白米大好き人間なので、自然とそれ以外の炭水化物をとる機会があまりない。ただパンだけは割と頻繁に口にする。京都はパン屋が多い。消費量は日本一、とする調査もあるくらいで老舗のチェーン店から個人経営の店まで選り取り見取り。情報誌でもパン特集が組まれる機会は多いし、目につく頻度が高いと胃も求めるようになるのかもしれない。

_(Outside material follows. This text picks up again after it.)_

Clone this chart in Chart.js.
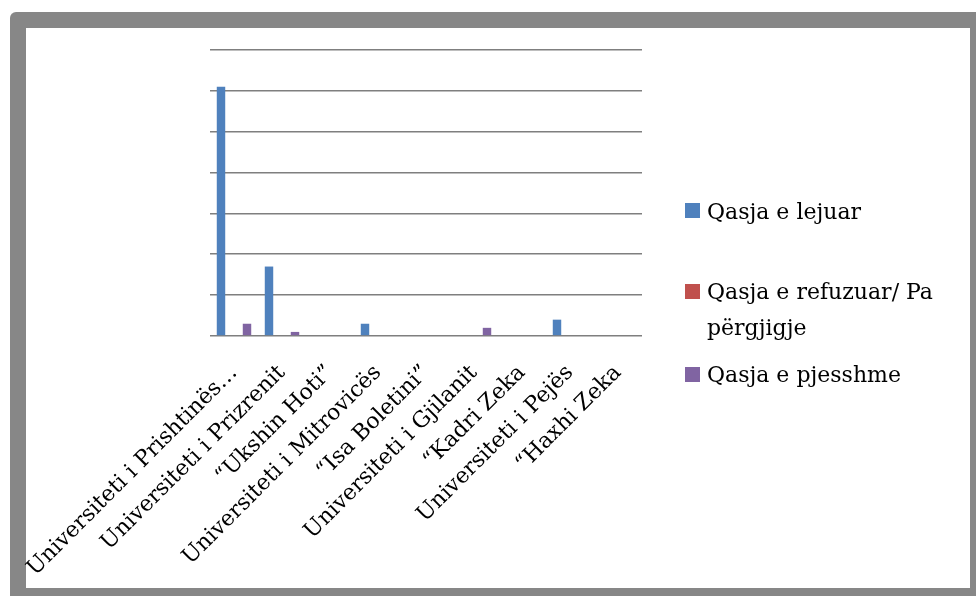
<!DOCTYPE html>
<html>
<head>
<meta charset="utf-8">
<script src="https://cdn.jsdelivr.net/npm/chart.js@4.4.1/dist/chart.umd.min.js"></script>
<style>
  body { margin: 0; background: #fff; width: 976px; height: 596px; overflow: hidden; position: relative; }
  #frame { position: absolute; left: 10px; top: 12px; right: 0; bottom: 0; background: #878787; border-top-left-radius: 6px; }
  #inner { position: absolute; left: 26px; top: 28px; width: 944px; height: 560px; background: #fff; }
  #myChart { position: absolute; left: 0; top: 0; }
  #legend { position: absolute; left: 0; top: 0; font-family: "DejaVu Serif", serif; font-size: 22px; color: #000; }
  .item { position: absolute; left: 707px; line-height: 36px; white-space: nowrap; }
  .box { position: absolute; left: -22px; width: 15px; height: 15px; }
</style>
</head>
<body>
<div id="frame"></div>
<div id="inner"></div>
<canvas id="myChart" width="976" height="596"></canvas>
<div id="legend"></div>
<script>
var categories = ['Universiteti i Prishtinës…', 'Universiteti i Prizrenit', '“Ukshin Hoti”', 'Universiteti i Mitrovicës', '“Isa Boletini”', 'Universiteti i Gjilanit', '“Kadri Zeka', 'Universiteti i Pejës', '“Haxhi Zeka'];
var seriesNames = ['Qasja e lejuar', 'Qasja e refuzuar/ Pa përgjigje', 'Qasja e pjesshme'];
var lejuar = [61, 17, 0, 3, 0, 0, 0, 4, 0];
var refuzuar = [0, 0, 0, 0, 0, 0, 0, 0, 0];
var pjesshme = [3, 1, 0, 0, 0, 2, 0, 0, 0];
var yTicks = [0, 10, 20, 30, 40, 50, 60, 70];

var colors = ['#4F81BD', '#C0504D', '#8064A2'];
var legendLines = [['Qasja e lejuar'], ['Qasja e refuzuar/ Pa', 'përgjigje'], ['Qasja e pjesshme']];
var legendTops = [193.7, 274.4, 357.1];

var ctx = document.getElementById('myChart').getContext('2d');
var chart = new Chart(ctx, {
    type: 'bar',
    data: {
        labels: categories,
        datasets: [{
            label: seriesNames[0],
            backgroundColor: colors[0],
            data: lejuar
        }, {
            label: seriesNames[1],
            backgroundColor: colors[1],
            data: refuzuar
        }, {
            label: seriesNames[2],
            backgroundColor: colors[2],
            data: pjesshme
        }]
    },
    options: {
        responsive: false,
        animation: false,
        categoryPercentage: 0.8125,
        barPercentage: 0.65,
        layout: {
            padding: { left: 210, top: 50, right: 334, bottom: 0 }
        },
        plugins: {
            legend: { display: false },
            tooltip: { enabled: false }
        },
        scales: {
            x: {
                grid: { display: false },
                border: { display: false },
                ticks: {
                    autoSkip: false,
                    maxRotation: 45,
                    minRotation: 45,
                    color: '#000',
                    padding: 16,
                    font: { family: 'DejaVu Serif', size: 22 }
                },
                afterFit: function (scale) { scale.height = 260; }
            },
            y: {
                min: yTicks[0],
                max: yTicks[yTicks.length - 1],
                ticks: { display: false, stepSize: yTicks[1] - yTicks[0] },
                grid: { color: '#7f7f7f', lineWidth: 1.6, drawTicks: false },
                border: { display: false },
                afterFit: function (scale) { scale.width = 0; }
            }
        }
    }
});

// legend on the right, built from the series
var legend = document.getElementById('legend');
legendLines.forEach(function (lines, i) {
    var item = document.createElement('div');
    item.className = 'item';
    item.style.top = legendTops[i] + 'px';
    var box = document.createElement('span');
    box.className = 'box';
    box.style.background = colors[i];
    box.style.top = '9.5px';
    item.appendChild(box);
    lines.forEach(function (line, j) {
        if (j > 0) item.appendChild(document.createElement('br'));
        item.appendChild(document.createTextNode(line));
    });
    legend.appendChild(item);
});
</script>
</body>
</html>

特にお目当てのものがあるわけではなかったので「SIZUYA」を訪問。「SIZUYA」と「進々堂」は京都のいたるところで目にするご当地パンチェーンの二大巨頭。京都市民の間で派閥間の争いとかはたぶんない。外から来た人間から見ると「SIZUYA」の方がカジュアルな印象。「進々堂」は店構えがなんというかクラシカル。
何にしようかと物色していると目に飛び込んできたのは「ご当地パン」の文字
とにかく「限定」という言葉に弱い私。説明文には京都のパン組合が共通の商品をつくろう、とのことでできた商品とある。それならばとお買い上げ。
見た目は完全に細長いカレーパン。中にはソーセージが1本、たぶん魚肉ソーセージだと思われる。生地も黄色い。食べてみると、ほのかなカレー味。カレー風味の生地に包まれた魚肉ソーセージ入り揚げパン。なんともシンプル。確かにびっくりするほどおいしい、とか意外な組み合わせで謎の中毒になる、とかは一切ないが、長く残っていくものというのは結局こういうものなのかもしれない。揚げたてだったのか衣がザクザクしていてそれもまた好印象。やっぱり揚げ物はできたてが1番。そして牛乳が飲みたくなる。買わなかったことをめちゃくちゃ後悔した。
共通の商品をつくろう、との名目でできたのだから、他の店にもあるのかと調べてみるとなんだか異なる歴史があるらしい。京都にはその昔「西湖堂製パン」という非常に有名な会社があり、最盛期には「バード」という名前のパン屋を66店舗もチェーン展開していた。ここで売られていたパンが「ニューバード」。しかしながら会社は倒産。西湖堂製パンは工場で生地を生成し、それを冷凍して各店舗へと配送していた。店舗のオーブンで焼くことで出来立てのパンを提供できる。これがあだとなり、 西湖堂製パンから生地を仕入れていた店舗のほとんどが廃業を余儀なくされた。1からパンを作る技術を教えてもらっていた店舗のみ存続し、名前を変えながら現在も営業を続けている。
パン組合によって各店舗で共通の商品が作られたのか、「バード」で売られていたパンなのか、本当のところはもうわからないらしい。このニューバード、名前や材料等に少々違いはあれど老舗のパン屋では扱っているところも多いとのこと。京都の小さな歴史に触れるニューバードめぐり、楽しいかもしれない。